Much of the remaining land would retain its pristine nature, with 870 acres providing a security belt and some 350 acres covered with woods and running streams.
Gen Sultan dispelled “allegations” by politicians and “impressions” created by the media that the complex would cover 2,450 acres, that “17,000 luxury flats” were planned and lakes would be created in the complex grounds.
In fact, the area acquired for the complex was 2,400 acres — at the same price that other government departments paid to the Capital Development Authority (CDA) for the land allotted to them — and 14,000 flats are to be constructed for defence employees of grade 1 to 19, he explained.
As for the lakes, he said the reality was small reservoirs were being built to store clean water of the nullas flowing from Margalla hills to irrigate the green area so as to conserve sweet water for drinking purposes.

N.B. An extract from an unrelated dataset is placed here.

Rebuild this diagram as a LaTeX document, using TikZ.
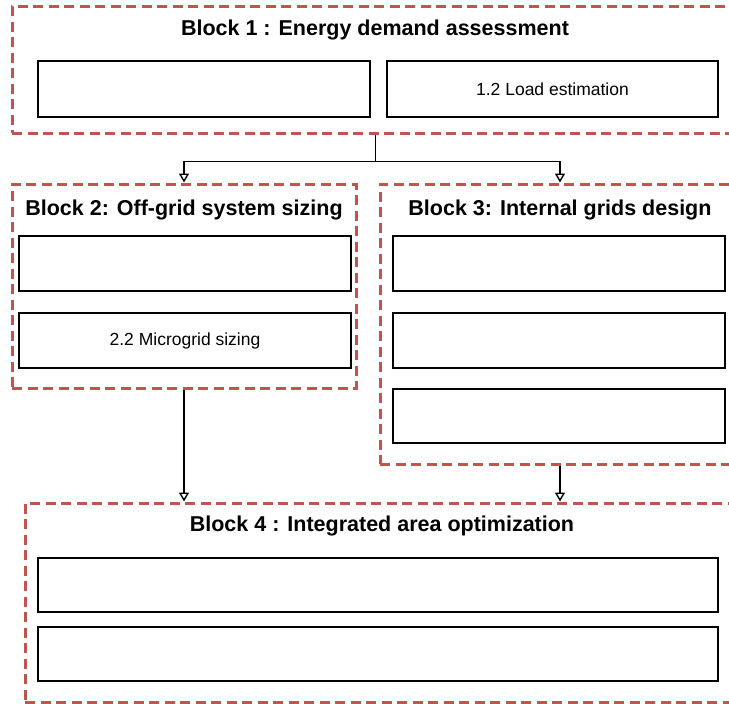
\documentclass[tikz,border=0pt]{standalone}
\usepackage{fontspec}
\setmainfont{Liberation Sans}
\usetikzlibrary{arrows.meta,calc}
\definecolor{blockred}{HTML}{C0544F}
\tikzset{
  blockframe/.style={draw=blockred, line width=3pt, dash pattern=on 10pt off 5.5pt, fill=none},
  taskbox/.style={draw=black, line width=1.8pt, fill=white, font=\fontsize{17.5}{20}\selectfont},
  blocktitle/.style={font=\bfseries\fontsize{21.5}{24}\selectfont, inner sep=0pt},
  flow/.style={draw=black, line width=1.6pt, -{Triangle[open, length=9pt, width=10pt, line width=1.4pt]}}
}
\begin{document}
\begin{tikzpicture}[x=1pt, y=-1pt]
\useasboundingbox (0,0) rectangle (729,704);
\clip (0,0) rectangle (729,704);
\fill[white] (0,0) rectangle (729,704);

% Block frames
\node[blockframe, minimum width=727pt, minimum height=127pt] (b1) at (375.5,69.5) {};
\node[blockframe, minimum width=344pt, minimum height=204pt] (b2) at (184,286) {};
\node[blockframe, minimum width=360pt, minimum height=280pt] (b3) at (560,324) {};
\node[blockframe, minimum width=714pt, minimum height=199pt] (b4) at (382,602.5) {};

% Block titles
\node[blocktitle] (t1) at (375,29.5) {Block 1 : Energy demand assessment};
\node[blocktitle] (t2) at (184,209.5) {Block 2: Off-grid system sizing};
\node[blocktitle] (t3) at (560,209.5) {Block 3: Internal grids design};
\node[blocktitle] (t4) at (382,525.5) {Block 4 : Integrated area optimization};

% Task boxes of block 1
\node[taskbox, minimum width=332pt, minimum height=56pt] (s11) at (204,89) {};
\node[taskbox, minimum width=331pt, minimum height=56pt] (s12) at (552.5,89) {1.2 Load estimation};

% Task boxes of block 2
\node[taskbox, minimum width=332pt, minimum height=55pt] (s21) at (185,263.5) {};
\node[taskbox, minimum width=332pt, minimum height=55pt] (s22) at (185,340.5) {2.2 Microgrid sizing};

% Task boxes of block 3
\node[taskbox, minimum width=332pt, minimum height=55pt] (s31) at (559,263.5) {};
\node[taskbox, minimum width=332pt, minimum height=55pt] (s32) at (559,340.5) {};
\node[taskbox, minimum width=332pt, minimum height=54pt] (s33) at (559,416) {};

% Task boxes of block 4
\node[taskbox, minimum width=680pt, minimum height=54pt] (s41) at (378,585) {};
\node[taskbox, minimum width=680pt, minimum height=54pt] (s42) at (378,654) {};

% Connectors between blocks
\coordinate (split) at ($(b1.south)+(0,27)$);
\draw[flow] (b1.south) -- (split) -| (b2.north);
\draw[flow] (split) -| (b3.north);
\draw[flow] (b2.south) -- (b2.south |- b4.north);
\draw[flow] (b3.south) -- (b3.south |- b4.north);
\end{tikzpicture}
\end{document}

“There will be no personal property of anyone within the Defence Services Complex,” the general asserted, rejecting as “irresponsible statements by frustrated individuals” that a housing society was planned inside the GHQ.
Gen Sultan said the master plan of Islamabad provided for the establishment of the defence services headquarters and the decision to shift GHQ from Rawalpindi to Islamabad was taken by Zulfikar Ali Bhutto in 1972. CDA allocated land for the purpose in 1981. The GHQ would be shifted to new location in phases over the next five to 10 years, he said.
Seventy per cent of the barracks of the present GHQ complex constructed in 1852 when the site was selected as Sub Area Command of the British Army and was never designed to contain as big an installation as GHQ, he reminded.